Countercultural Leadership: Professional Pit Stops

Want a radical, countercultural strategy that will transform your leadership approach, pay guaranteed dividends for your team, ensure alignment, and accelerate the achievement of goals? Try deploying a professional pit stop strategy. 

Over the last 5 years or so, I’ve become a fan of Formula 1 car racing, which has led to other unexpected forays into racing. Thanks to my partner, I eventually bumped into the 24 Hours of Le Mans race, an endurance-focused sports car race held near the town of Le Mans, France. Unlike most races which are fixed-distance, the 24 Hours of Le Mans race is won by the car that covers the greatest distance in 24 hours. Teams must balance all sorts of factors including speed, driver fatigue, the car’s ability to run without mechanical failure, maintenance on the vehicle throughout the race, and race strategy. 

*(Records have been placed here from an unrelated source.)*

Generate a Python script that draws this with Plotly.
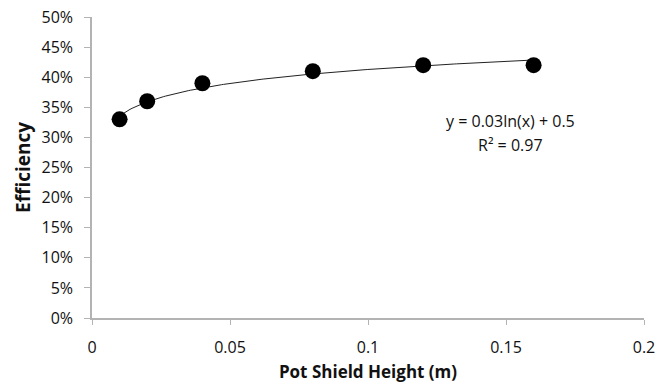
import numpy as np
import plotly.graph_objects as go

heights = [0.01, 0.02, 0.04, 0.08, 0.12, 0.16]
efficiency = [0.33, 0.36, 0.39, 0.41, 0.42, 0.42]
x_ticks = [0, 0.05, 0.1, 0.15, 0.2]
x_tick_labels = ["0", "0.05", "0.1", "0.15", "0.2"]
y_ticks = [i * 0.05 for i in range(11)]
y_tick_labels = [f"{i*5}%" for i in range(11)]

# logarithmic trend line fitted from the data
a, b = np.polyfit(np.log(heights), efficiency, 1)
xt = np.linspace(min(heights), max(heights), 200)
yt = a * np.log(xt) + b

FONT = "Open Sans, Calibri, Carlito, sans-serif"
AX = "#b3b3b3"

fig = go.Figure()
fig.add_trace(go.Scatter(x=xt, y=yt, mode="lines",
                         line=dict(color="#222222", width=1), hoverinfo="skip"))
fig.add_trace(go.Scatter(x=heights, y=efficiency, mode="markers",
                         marker=dict(color="black", size=16)))

fig.add_annotation(x=0.1515, y=0.327, xref="x", yref="y",
                   text="y = 0.03ln(x) + 0.5", showarrow=False,
                   font=dict(family=FONT, size=16, color="#111111"))
fig.add_annotation(x=0.1515, y=0.288, xref="x", yref="y",
                   text="R² = 0.97", showarrow=False,
                   font=dict(family=FONT, size=16, color="#111111"))

fig.update_layout(
    width=670, height=384, showlegend=False,
    plot_bgcolor="white", paper_bgcolor="white",
    margin=dict(l=92, r=26, t=17, b=66),
    font=dict(family=FONT, size=16, color="#111111"),
    xaxis=dict(range=[0, 0.2], tickvals=x_ticks, ticktext=x_tick_labels, automargin=False,
               showgrid=False, zeroline=False, showline=True, linecolor=AX, linewidth=1.5,
               ticks="outside", ticklen=5, tickcolor=AX, ticklabelstandoff=9,
               title=dict(text="<b>Pot Shield Height (m)</b>", standoff=9,
                          font=dict(family=FONT, size=17))),
    yaxis=dict(range=[0, 0.5], tickvals=y_ticks, ticktext=y_tick_labels, automargin=False,
               showgrid=False, zeroline=False, showline=True, linecolor=AX, linewidth=1.5,
               ticks="outside", ticklen=6, tickcolor=AX, ticklabelstandoff=8,
               title=dict(text="<b>Efficiency</b>", standoff=6,
                          font=dict(family=FONT, size=19))),
)

fig.write_html("out.html")
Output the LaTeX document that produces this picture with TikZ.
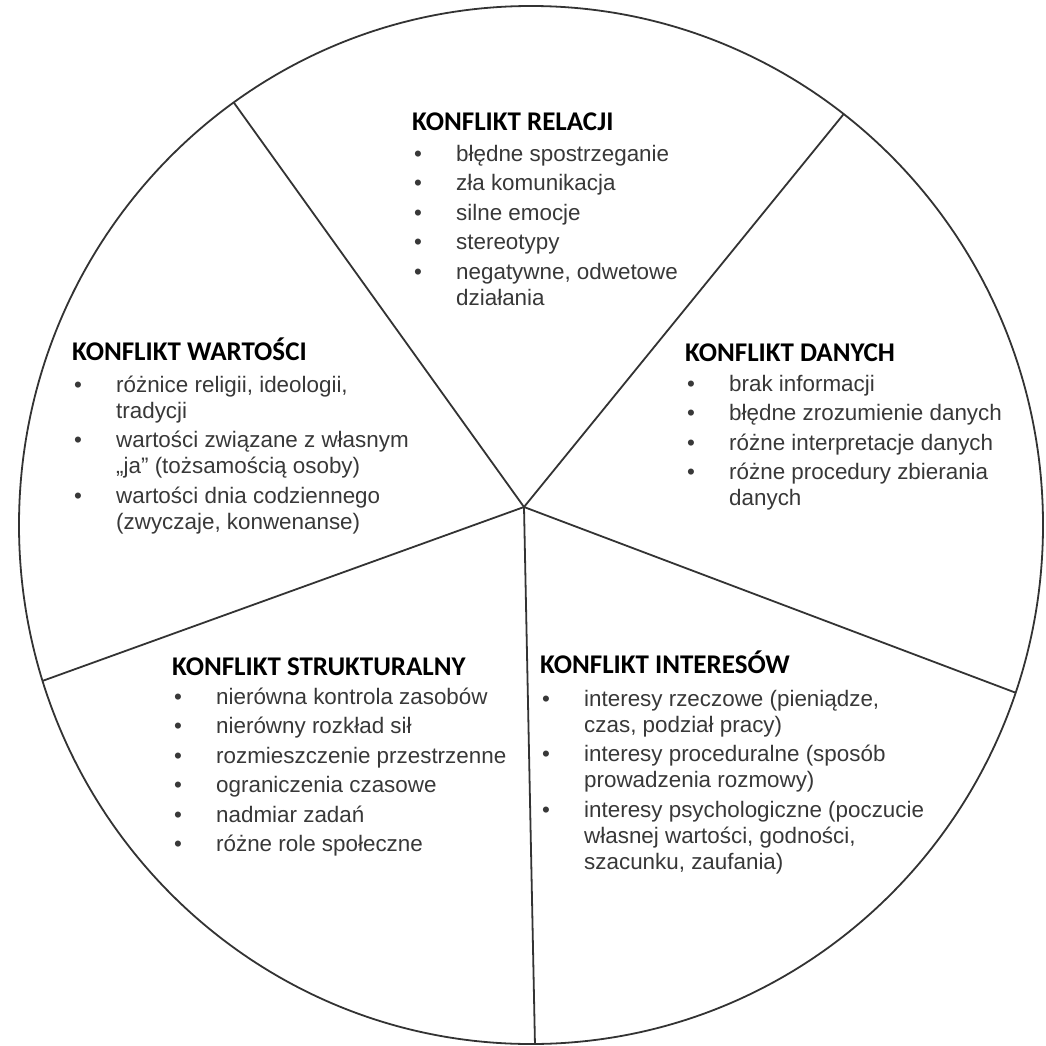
\documentclass[tikz,border=0pt]{standalone}
\usepackage{fontspec}
\setmainfont{Liberation Sans}
\newfontfamily\naglowek{Carlito}[BoldFont={Carlito Bold}]
\usetikzlibrary{calc}
\newcommand{\pkt}{\rule{0pt}{18pt}\makebox[44pt][l]{\hspace{2pt}•}}
\newcommand{\dalej}{\hspace*{44pt}}
\newcommand{\odst}{3.5pt}
\tikzset{
  kreska/.style={line width=1.8pt,black!80},
  tytul/.style={anchor=base west,inner sep=0pt,text=black,font=\naglowek\bfseries\fontsize{27}{30}\selectfont},
  lista/.style={anchor=north west,inner sep=0pt,align=left,text=black!78,font=\fontsize{22.4}{26}\selectfont}
}
\begin{document}
\begin{tikzpicture}[x=1pt,y=-1pt]
\fill[white] (0,0) rectangle (1045,1046);
\useasboundingbox (0,0) rectangle (1045,1046);
\coordinate (s) at (524,507);
\coordinate (a) at (237,107);
\coordinate (b) at (847,110);
\coordinate (c) at (45,680);
\coordinate (d) at (1027,697);
\coordinate (e) at (535,1046);
\begin{scope}
\clip (531,525) ellipse [x radius=512,y radius=519];
\foreach \k in {a,b,c,d,e} \draw[kreska] (s)--($(s)!1.3!(\k)$);
\end{scope}
\draw[kreska] (531,525) ellipse [x radius=512,y radius=519];

% naglowki na linii bazowej, listy od gornej krawedzi (baseline - 18)
\node[tytul] (relacje) at (412,131) {KONFLIKT RELACJI};
\node[lista] (relacje-l) at (412,143) {\pkt błędne spostrzeganie\\[\odst]
  \pkt zła komunikacja\\[\odst] \pkt silne emocje\\[\odst] \pkt stereotypy\\[\odst]
  \pkt negatywne, odwetowe\\ \dalej działania};

\node[tytul] (wartosci) at (72,360) {KONFLIKT WARTOŚCI};
\node[lista] (wartosci-l) at (72,374) {\pkt różnice religii, ideologii,\\ \dalej tradycji\\[\odst]
  \pkt wartości związane z własnym\\ \dalej „ja” (tożsamością osoby)\\[\odst]
  \pkt wartości dnia codziennego\\ \dalej (zwyczaje, konwenanse)};

\node[tytul] (dane) at (685,361) {KONFLIKT DANYCH};
\node[lista] (dane-l) at (685,373) {\pkt brak informacji\\[\odst]
  \pkt błędne zrozumienie danych\\[\odst] \pkt różne interpretacje danych\\[\odst]
  \pkt różne procedury zbierania\\ \dalej danych};

\node[tytul] (struktura) at (172,675) {KONFLIKT STRUKTURALNY};
\node[lista] (struktura-l) at (172,686) {\pkt nierówna kontrola zasobów\\[\odst]
  \pkt nierówny rozkład sił\\[\odst] \pkt rozmieszczenie przestrzenne\\[\odst]
  \pkt ograniczenia czasowe\\[\odst] \pkt nadmiar zadań\\[\odst] \pkt różne role społeczne};

\node[tytul] (interesy) at (540,673) {KONFLIKT INTERESÓW};
\node[lista] (interesy-l) at (540,688) {\pkt interesy rzeczowe (pieniądze,\\ \dalej czas, podział pracy)\\[\odst]
  \pkt interesy proceduralne (sposób\\ \dalej prowadzenia rozmowy)\\[\odst]
  \pkt interesy psychologiczne (poczucie\\ \dalej własnej wartości, godności,\\ \dalej szacunku, zaufania)};
\end{tikzpicture}
\end{document}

As I work with organizations and teams of all sizes and across industries throughout the United States and Canada, this is a fitting metaphor, AND there’s some very pertinent wisdom to be found. What caught my attention the most was the intentional effort spent to identify a pit stop strategy that would support the most optimal outcome for the team. If we apply this in a professional sense, it might look something like this: 

What: Intentional, dedicated, and repeated focused time to refuel, assess resources and maintenance needs, reconsider strategy, and redirect/recommit to a plan of action

Why: Ensure optimal performance for the longest amount of time to achieve the greatest amount of progress

How: Create a cadence that the group can commit to (I recommend every other month at a minimum when starting), identify core agenda items, include time for refueling/recharging of team members, set an intention for the time together/define the purpose, execute, and include an evaluation to drive future performance. It is critical that the agenda includes downtime for team members to get actual physical rest so they don’t leave feeling more exhausted than when they arrived, activities that promote the team dynamic and help team members understand each other better as humans, and a meaningful celebration of wins that the team has amassed since the last get-together.

So why is this countercultural? 

  1. Organizations are really good at preaching things like wellness, taking the time needed to do a job well, preventing burnout, being strategic with workouts…and they’re also really really really good at ignoring all of this. This approach makes sure teams practice what they preach. 
  1. It’s a different way to get work done – and even add more – without modifying the underlying team support structure to accomplish it.
  2. It leverages the performance structure of creating a platform for a highly intentional “investment period” of building appropriate team infrastructure rather than the much more common “changing the tires on the car as we’re driving” approach.
  3. Instead of focusing exclusively or primarily on work output, it places a greater or even higher emphasis on creating, maintaining, and improving cross-functional connections between employees and teams.
  4. Instead of waiting for developments to happen and then being behind the curve trying to respond to them, it accelerates the progress of the group in anticipation of ongoing company development. 

If you really want your team to be the one to go the farthest and achieve the most, a good pit stop strategy is critical.